DATASET CONTENT:
* * * *

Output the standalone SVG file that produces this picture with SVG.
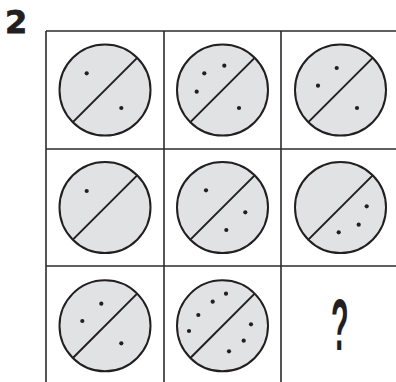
<svg xmlns="http://www.w3.org/2000/svg" width="396" height="382" viewBox="0 0 396 382">
<style>
.grid{stroke:#2b2b2b;stroke-width:1.6;fill:none}
.disc{fill:#e1e2e4;stroke:#231f20;stroke-width:2}
.cut{stroke:#231f20;stroke-width:2}
.dot{fill:#231f20}
.lbl{font-family:"Liberation Sans",Arial,sans-serif;font-weight:bold;fill:#231f20}
.num{font-family:"DejaVu Sans","Liberation Sans",sans-serif;font-size:32px;stroke:#231f20;stroke-width:0.8}
.q{font-size:72px}
</style>
<defs>
<g id="disc">
<circle class="disc" cx="0" cy="0" r="45.5"/>
<line class="cut" x1="-31.9" y1="31.9" x2="31.9" y2="-31.9"/>
</g>
</defs>
<text class="lbl num" x="5" y="33.3">2</text>
<g id="grid">
<line class="grid" x1="46" y1="31" x2="396" y2="31"/>
<line class="grid" x1="46" y1="149" x2="396" y2="149"/>
<line class="grid" x1="46" y1="266" x2="396" y2="266"/>
<line class="grid" x1="46" y1="31" x2="46" y2="382"/>
<line class="grid" x1="164" y1="31" x2="164" y2="382"/>
<line class="grid" x1="281" y1="31" x2="281" y2="382"/>
</g>
<g id="cell1">
<use href="#disc" x="105" y="90"/>
<circle class="dot" cx="86.7" cy="73.3" r="2.1"/>
<circle class="dot" cx="121.3" cy="108" r="2.1"/>
</g>
<g id="cell2">
<use href="#disc" x="222.5" y="90"/>
<circle class="dot" cx="224.3" cy="65.7" r="2.1"/>
<circle class="dot" cx="204.3" cy="73.3" r="2.1"/>
<circle class="dot" cx="196.7" cy="91.7" r="2.1"/>
<circle class="dot" cx="239" cy="108" r="2.1"/>
</g>
<g id="cell3">
<use href="#disc" x="340.5" y="90"/>
<circle class="dot" cx="336.7" cy="68" r="2.1"/>
<circle class="dot" cx="318" cy="85.7" r="2.1"/>
<circle class="dot" cx="357" cy="108" r="2.1"/>
</g>
<g id="cell4">
<use href="#disc" x="105" y="207.5"/>
<circle class="dot" cx="86.7" cy="191" r="2.1"/>
</g>
<g id="cell5">
<use href="#disc" x="222.5" y="207.5"/>
<circle class="dot" cx="206" cy="190.3" r="2.1"/>
<circle class="dot" cx="245.3" cy="212.3" r="2.1"/>
<circle class="dot" cx="226.3" cy="230" r="2.1"/>
</g>
<g id="cell6">
<use href="#disc" x="340.5" y="207.5"/>
<circle class="dot" cx="366.7" cy="206.3" r="2.1"/>
<circle class="dot" cx="358.7" cy="224.7" r="2.1"/>
<circle class="dot" cx="338.7" cy="232.3" r="2.1"/>
</g>
<g id="cell7">
<use href="#disc" x="105" y="325.8"/>
<circle class="dot" cx="101.3" cy="303.7" r="2.1"/>
<circle class="dot" cx="82.3" cy="321" r="2.1"/>
<circle class="dot" cx="121.3" cy="343.3" r="2.1"/>
</g>
<g id="cell8">
<use href="#disc" x="222.5" y="325.8"/>
<circle class="dot" cx="226" cy="293.7" r="2.1"/>
<circle class="dot" cx="212.7" cy="301.7" r="2.1"/>
<circle class="dot" cx="198.3" cy="315" r="2.1"/>
<circle class="dot" cx="189" cy="331" r="2.1"/>
<circle class="dot" cx="251" cy="324.3" r="2.1"/>
<circle class="dot" cx="243.7" cy="340.7" r="2.1"/>
<circle class="dot" cx="229" cy="351.3" r="2.1"/>
</g>
<g id="cell9">
<text class="lbl q" transform="translate(339.7,350.3) scale(0.4,1)" x="0" y="0" text-anchor="middle">?</text>
</g>
</svg>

* * * *

YOUR INSTRUCTIONS:
Ignore the images and quote every line of the listing exactly.

RESULT:
Output the standalone SVG file that produces this picture with SVG.
<svg xmlns="http://www.w3.org/2000/svg" width="396" height="382" viewBox="0 0 396 382">
<style>
.grid{stroke:#2b2b2b;stroke-width:1.6;fill:none}
.disc{fill:#e1e2e4;stroke:#231f20;stroke-width:2}
.cut{stroke:#231f20;stroke-width:2}
.dot{fill:#231f20}
.lbl{font-family:"Liberation Sans",Arial,sans-serif;font-weight:bold;fill:#231f20}
.num{font-family:"DejaVu Sans","Liberation Sans",sans-serif;font-size:32px;stroke:#231f20;stroke-width:0.8}
.q{font-size:72px}
</style>
<defs>
<g id="disc">
<circle class="disc" cx="0" cy="0" r="45.5"/>
<line class="cut" x1="-31.9" y1="31.9" x2="31.9" y2="-31.9"/>
</g>
</defs>
<text class="lbl num" x="5" y="33.3">2</text>
<g id="grid">
<line class="grid" x1="46" y1="31" x2="396" y2="31"/>
<line class="grid" x1="46" y1="149" x2="396" y2="149"/>
<line class="grid" x1="46" y1="266" x2="396" y2="266"/>
<line class="grid" x1="46" y1="31" x2="46" y2="382"/>
<line class="grid" x1="164" y1="31" x2="164" y2="382"/>
<line class="grid" x1="281" y1="31" x2="281" y2="382"/>
</g>
<g id="cell1">
<use href="#disc" x="105" y="90"/>
<circle class="dot" cx="86.7" cy="73.3" r="2.1"/>
<circle class="dot" cx="121.3" cy="108" r="2.1"/>
</g>
<g id="cell2">
<use href="#disc" x="222.5" y="90"/>
<circle class="dot" cx="224.3" cy="65.7" r="2.1"/>
<circle class="dot" cx="204.3" cy="73.3" r="2.1"/>
<circle class="dot" cx="196.7" cy="91.7" r="2.1"/>
<circle class="dot" cx="239" cy="108" r="2.1"/>
</g>
<g id="cell3">
<use href="#disc" x="340.5" y="90"/>
<circle class="dot" cx="336.7" cy="68" r="2.1"/>
<circle class="dot" cx="318" cy="85.7" r="2.1"/>
<circle class="dot" cx="357" cy="108" r="2.1"/>
</g>
<g id="cell4">
<use href="#disc" x="105" y="207.5"/>
<circle class="dot" cx="86.7" cy="191" r="2.1"/>
</g>
<g id="cell5">
<use href="#disc" x="222.5" y="207.5"/>
<circle class="dot" cx="206" cy="190.3" r="2.1"/>
<circle class="dot" cx="245.3" cy="212.3" r="2.1"/>
<circle class="dot" cx="226.3" cy="230" r="2.1"/>
</g>
<g id="cell6">
<use href="#disc" x="340.5" y="207.5"/>
<circle class="dot" cx="366.7" cy="206.3" r="2.1"/>
<circle class="dot" cx="358.7" cy="224.7" r="2.1"/>
<circle class="dot" cx="338.7" cy="232.3" r="2.1"/>
</g>
<g id="cell7">
<use href="#disc" x="105" y="325.8"/>
<circle class="dot" cx="101.3" cy="303.7" r="2.1"/>
<circle class="dot" cx="82.3" cy="321" r="2.1"/>
<circle class="dot" cx="121.3" cy="343.3" r="2.1"/>
</g>
<g id="cell8">
<use href="#disc" x="222.5" y="325.8"/>
<circle class="dot" cx="226" cy="293.7" r="2.1"/>
<circle class="dot" cx="212.7" cy="301.7" r="2.1"/>
<circle class="dot" cx="198.3" cy="315" r="2.1"/>
<circle class="dot" cx="189" cy="331" r="2.1"/>
<circle class="dot" cx="251" cy="324.3" r="2.1"/>
<circle class="dot" cx="243.7" cy="340.7" r="2.1"/>
<circle class="dot" cx="229" cy="351.3" r="2.1"/>
</g>
<g id="cell9">
<text class="lbl q" transform="translate(339.7,350.3) scale(0.4,1)" x="0" y="0" text-anchor="middle">?</text>
</g>
</svg>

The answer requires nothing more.